Ни у кого нет права вмешиваться извне во внутренние дела ГДР, как и в дела любой другой страны. Однако руководство ГДР сумело навязать другим свою точку зрения, и тем самым сотрудничеству социалистических стран и международному рабочему движению нанесен непоправимый ущерб.

Чехословакия первой среди социалистических стран встала на путь осуществления той формы демократии, которая сделала бы социалистическую систему привлекательной и для трудящихся развитых капиталистических стран. Коммунистическая партия Чехословакии не только не ослабила позиции социализма, а, напротив, укрепила их в невиданных до сих пор масштабах. С контрреволюционными силами, опираясь на ее возросший авторитет, она сумела бы справиться. После оккупации Чехословакия стала довольно слабым звеном Варшавского договора, и даже присутствие армий стран-участниц не сможет это изменить.
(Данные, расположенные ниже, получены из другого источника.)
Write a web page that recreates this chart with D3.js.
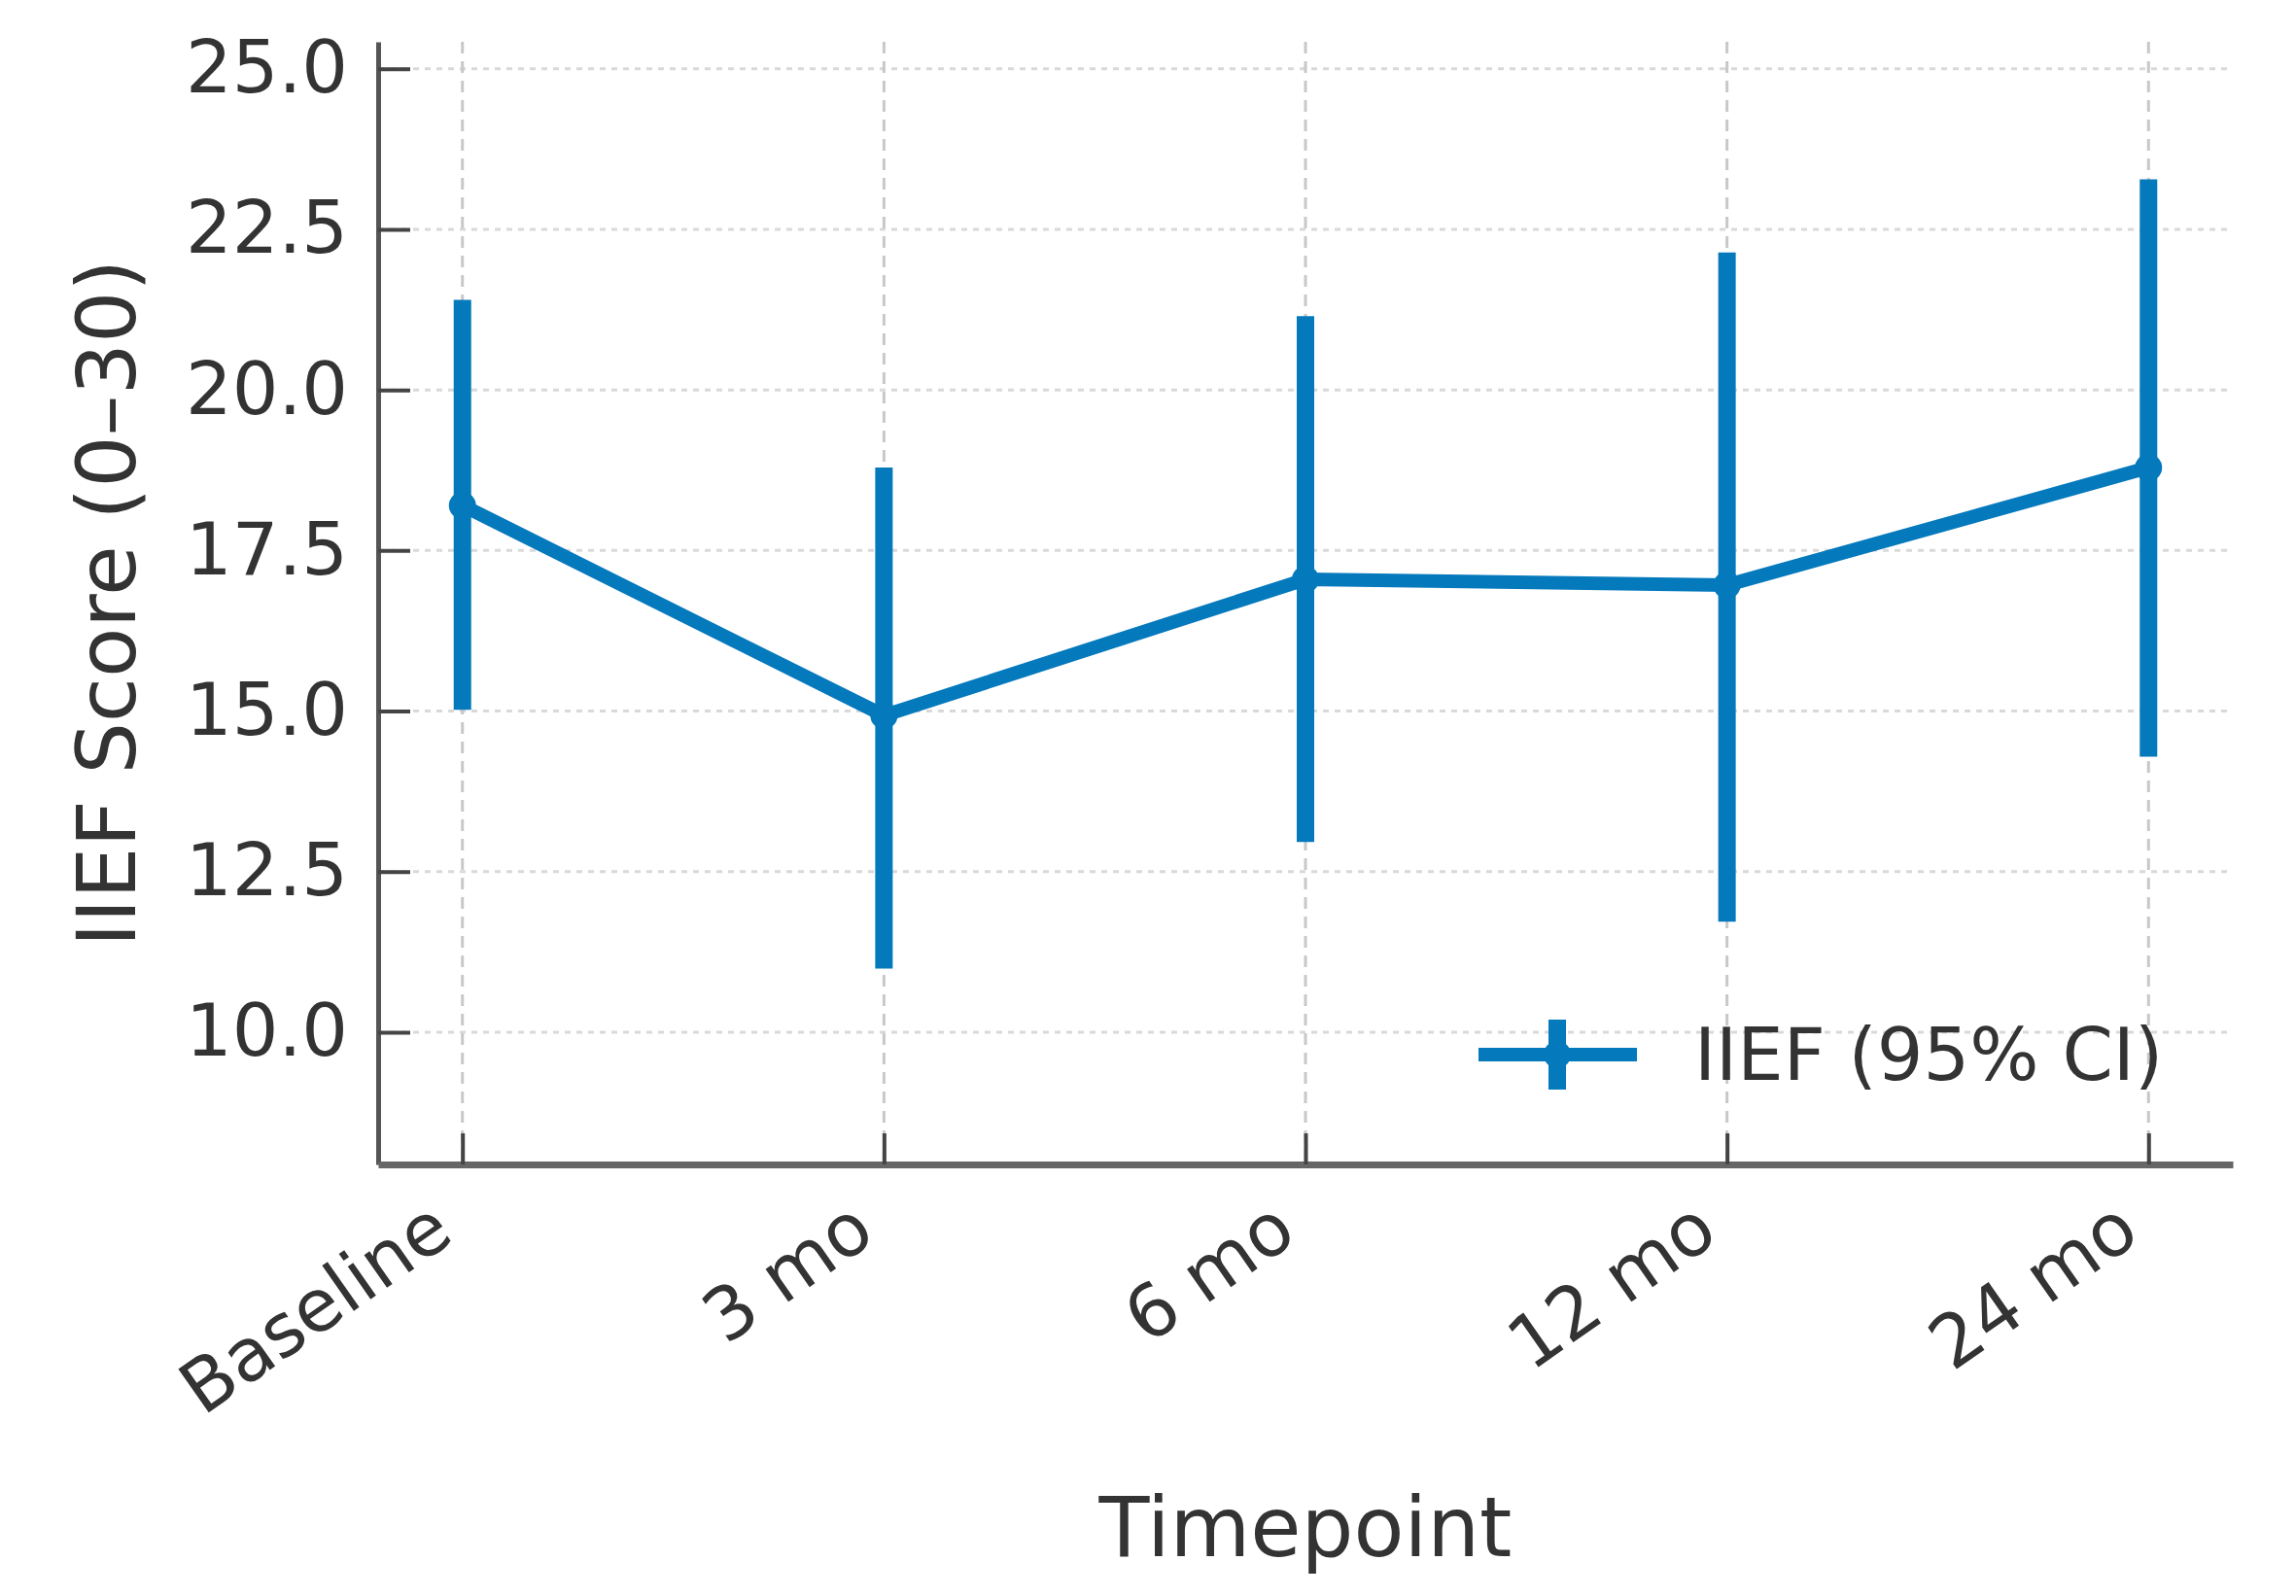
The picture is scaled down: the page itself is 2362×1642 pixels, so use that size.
<!doctype html>
<html lang="en">
<head>
<meta charset="utf-8">
<script src="https://cdn.jsdelivr.net/npm/d3@7/dist/d3.min.js"></script>
<style>
    html, body { margin: 0; padding: 0; background: #fff; }
    svg text { font-family: "DejaVu Sans", sans-serif; fill: #333; }
</style>
</head>
<body>
<svg id="chart" width="2362" height="1642"></svg>
<script>
    // data
    var timepoints = ["Baseline", "3 mo", "6 mo", "12 mo", "24 mo"];
    var iiefMean  = [18.2, 14.93, 17.05, 16.96, 18.79];
    var ciLower   = [15.02, 10.99, 12.96, 11.72, 14.29];
    var ciUpper   = [21.40, 18.79, 21.15, 22.14, 23.28];
    var yTicks    = [10.0, 12.5, 15.0, 17.5, 20.0, 22.5, 25.0];
    var legendLabel = "IIEF (95% CI)";

    var blue = "#0479bc";
    var tickFont = "75px";

    // plot box (don't call it "top", that's window.top)
    var plotLeft = 389, plotRight = 2297, plotTop = 43, plotBottom = 1198;

    var svg = d3.select("#chart");

    var x = d3.scaleLinear().domain([-0.2, 4.2]).range([plotLeft, plotRight]);
    var y = d3.scaleLinear().domain([7.94, 25.42]).range([plotBottom, plotTop]);

    var idx = d3.range(timepoints.length);

    // grid
    svg.append("g").selectAll("line")
        .data(yTicks).join("line")
        .attr("x1", plotLeft).attr("x2", plotRight)
        .attr("y1", d => y(d)).attr("y2", d => y(d))
        .attr("stroke", "#d9d9d9")
        .attr("stroke-width", 3)
        .attr("stroke-dasharray", "6,6");

    svg.append("g").selectAll("line")
        .data(idx).join("line")
        .attr("x1", d => x(d)).attr("x2", d => x(d))
        .attr("y1", plotTop).attr("y2", plotBottom)
        .attr("stroke", "#c8c8c8")
        .attr("stroke-width", 3)
        .attr("stroke-dasharray", "12,8");

    // y axis, ticks pointing in
    var yAxis = d3.axisLeft(y)
        .tickValues(yTicks)
        .tickFormat(d3.format(".1f"))
        .tickSizeInner(-33)
        .tickSizeOuter(0)
        .tickPadding(31);

    var gy = svg.append("g")
        .attr("transform", "translate(" + plotLeft + ",0)")
        .call(yAxis);
    gy.select(".domain").attr("stroke", "#555").attr("stroke-width", 5);
    gy.selectAll(".tick line").attr("stroke", "#444").attr("stroke-width", 4);
    gy.selectAll(".tick text")
        .style("font-size", tickFont)
        .attr("fill", "#333");

    // x axis
    var xAxis = d3.axisBottom(x)
        .tickValues(idx)
        .tickFormat(i => timepoints[i])
        .tickSizeInner(-32)
        .tickSizeOuter(0);

    var gx = svg.append("g")
        .attr("transform", "translate(0," + plotBottom + ")")
        .call(xAxis);
    gx.select(".domain").attr("stroke", "#666").attr("stroke-width", 7);
    gx.selectAll(".tick line").attr("stroke", "#444").attr("stroke-width", 4);
    gx.selectAll(".tick text")
        .style("font-size", tickFont)
        .attr("fill", "#333")
        .attr("text-anchor", "end")
        .attr("dy", null)
        .attr("y", null)
        .attr("transform", "translate(-7,77) rotate(-35)");

    // axis titles
    svg.append("text")
        .attr("x", (plotLeft + plotRight) / 2)
        .attr("y", 1601)
        .attr("text-anchor", "middle")
        .style("font-size", "85px")
        .text("Timepoint");

    svg.append("text")
        .attr("transform", "translate(139," + ((plotTop + plotBottom) / 2) + ") rotate(-90)")
        .attr("text-anchor", "middle")
        .style("font-size", "84px")
        .text("IIEF Score (0\u201330)");

    // error bars
    svg.append("g").selectAll("line")
        .data(idx).join("line")
        .attr("x1", d => x(d)).attr("x2", d => x(d))
        .attr("y1", d => y(ciLower[d])).attr("y2", d => y(ciUpper[d]))
        .attr("stroke", blue)
        .attr("stroke-width", 18);

    // mean line
    var line = d3.line()
        .x(d => x(d))
        .y(d => y(iiefMean[d]));

    svg.append("path")
        .attr("d", line(idx))
        .attr("fill", "none")
        .attr("stroke", blue)
        .attr("stroke-width", 14)
        .attr("stroke-linejoin", "round");

    svg.append("g").selectAll("circle")
        .data(idx).join("circle")
        .attr("cx", d => x(d))
        .attr("cy", d => y(iiefMean[d]))
        .attr("r", 14)
        .attr("fill", blue);

    // legend (no frame)
    var lg = svg.append("g").attr("transform", "translate(1521,1085)");
    lg.append("line")
        .attr("x1", 0).attr("x2", 163).attr("y1", 0).attr("y2", 0)
        .attr("stroke", blue).attr("stroke-width", 14);
    lg.append("line")
        .attr("x1", 81).attr("x2", 81).attr("y1", -36).attr("y2", 36)
        .attr("stroke", blue).attr("stroke-width", 18);
    lg.append("circle")
        .attr("cx", 81).attr("cy", 0).attr("r", 14).attr("fill", blue);
    lg.append("text")
        .attr("x", 222).attr("y", 0).attr("dy", "0.35em")
        .style("font-size", tickFont)
        .text(legendLabel);
</script>
</body>
</html>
Целью ввода войск было воспрепятствовать созыву съезда КПЧ, созданию нового ЦК, проведению парламентских выборов. Но все это служило не делу социализма, а, наоборот, означало моральную поддержку контрреволюционным силам, негативные последствия влияния которых потенциально будут ощущаться еще очень долгое время.

Я предполагаю, что и в Центральном Комитете ВСРП есть люди, которые утверждают, что ничего другого сделать было нельзя и то, что произошло, является все же наименьшим злом. Эти аргументы не вполне соответствуют действительности. Мы, вероятно, подвергли бы себя большим испытаниям, если бы ВСРП и ВНР не приняли участия в акции, направленной против ЧССР. Самым большим злом является тем не менее само участие в этой акции, которое в перспективе приведет к значительным и существенным осложнениям. Венгрии представилась историческая возможность навсегда покончить с неудачным прошлым в венгеро-чехословацких отношениях, а благодаря тому, что Венгрия разделила бы с Чехословакией ее трудности, заложить еще и прочный фундамент для строительства единого социалистического будущего.

Нельзя оправдываться тем, что мы приняли участие в совместном марше из верности Советскому Союзу. Верность Советскому Союзу не означает, что мы должны следовать решениям, которые наносят вред социалистическим странам — в данном случае прежде всего самому Советскому Союзу — и всему международному рабочему движению.

Поэтому я не согласен с последними решениями руководства Венгерской Социалистической Рабочей партии и венгерского правительства в отношении Чехословакии и не могу представлять их в другой стране.